-- start of Collected data --
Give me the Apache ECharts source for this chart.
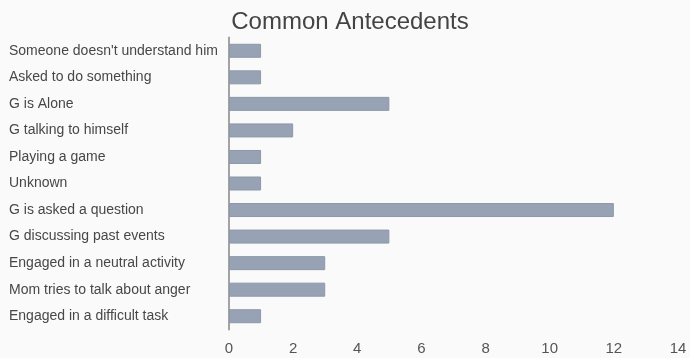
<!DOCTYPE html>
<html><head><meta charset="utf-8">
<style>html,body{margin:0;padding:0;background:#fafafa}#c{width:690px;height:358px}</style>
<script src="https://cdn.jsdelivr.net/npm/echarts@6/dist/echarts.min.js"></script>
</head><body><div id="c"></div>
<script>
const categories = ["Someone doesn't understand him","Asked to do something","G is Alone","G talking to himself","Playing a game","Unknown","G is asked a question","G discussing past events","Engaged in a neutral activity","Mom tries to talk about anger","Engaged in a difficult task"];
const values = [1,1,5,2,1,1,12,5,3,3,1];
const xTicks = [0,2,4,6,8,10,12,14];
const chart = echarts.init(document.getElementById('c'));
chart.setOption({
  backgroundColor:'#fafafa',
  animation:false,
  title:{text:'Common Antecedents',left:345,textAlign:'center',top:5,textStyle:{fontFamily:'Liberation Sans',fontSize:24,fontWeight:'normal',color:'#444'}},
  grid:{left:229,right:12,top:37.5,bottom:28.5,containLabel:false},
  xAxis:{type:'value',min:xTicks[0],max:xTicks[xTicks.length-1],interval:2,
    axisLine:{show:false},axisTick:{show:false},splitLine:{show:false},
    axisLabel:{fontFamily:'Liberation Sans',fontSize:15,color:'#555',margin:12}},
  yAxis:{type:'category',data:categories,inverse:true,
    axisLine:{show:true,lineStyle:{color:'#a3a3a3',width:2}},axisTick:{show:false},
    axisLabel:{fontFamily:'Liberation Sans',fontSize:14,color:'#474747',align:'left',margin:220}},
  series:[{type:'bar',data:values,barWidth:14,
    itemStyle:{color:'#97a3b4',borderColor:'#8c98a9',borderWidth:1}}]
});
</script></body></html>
-- end of Collected data --
Exercise aim:
Quote the material in full and exactly; do not carry over its pictures.

Written response:
Give me the Apache ECharts source for this chart.
<!DOCTYPE html>
<html><head><meta charset="utf-8">
<style>html,body{margin:0;padding:0;background:#fafafa}#c{width:690px;height:358px}</style>
<script src="https://cdn.jsdelivr.net/npm/echarts@6/dist/echarts.min.js"></script>
</head><body><div id="c"></div>
<script>
const categories = ["Someone doesn't understand him","Asked to do something","G is Alone","G talking to himself","Playing a game","Unknown","G is asked a question","G discussing past events","Engaged in a neutral activity","Mom tries to talk about anger","Engaged in a difficult task"];
const values = [1,1,5,2,1,1,12,5,3,3,1];
const xTicks = [0,2,4,6,8,10,12,14];
const chart = echarts.init(document.getElementById('c'));
chart.setOption({
  backgroundColor:'#fafafa',
  animation:false,
  title:{text:'Common Antecedents',left:345,textAlign:'center',top:5,textStyle:{fontFamily:'Liberation Sans',fontSize:24,fontWeight:'normal',color:'#444'}},
  grid:{left:229,right:12,top:37.5,bottom:28.5,containLabel:false},
  xAxis:{type:'value',min:xTicks[0],max:xTicks[xTicks.length-1],interval:2,
    axisLine:{show:false},axisTick:{show:false},splitLine:{show:false},
    axisLabel:{fontFamily:'Liberation Sans',fontSize:15,color:'#555',margin:12}},
  yAxis:{type:'category',data:categories,inverse:true,
    axisLine:{show:true,lineStyle:{color:'#a3a3a3',width:2}},axisTick:{show:false},
    axisLabel:{fontFamily:'Liberation Sans',fontSize:14,color:'#474747',align:'left',margin:220}},
  series:[{type:'bar',data:values,barWidth:14,
    itemStyle:{color:'#97a3b4',borderColor:'#8c98a9',borderWidth:1}}]
});
</script></body></html>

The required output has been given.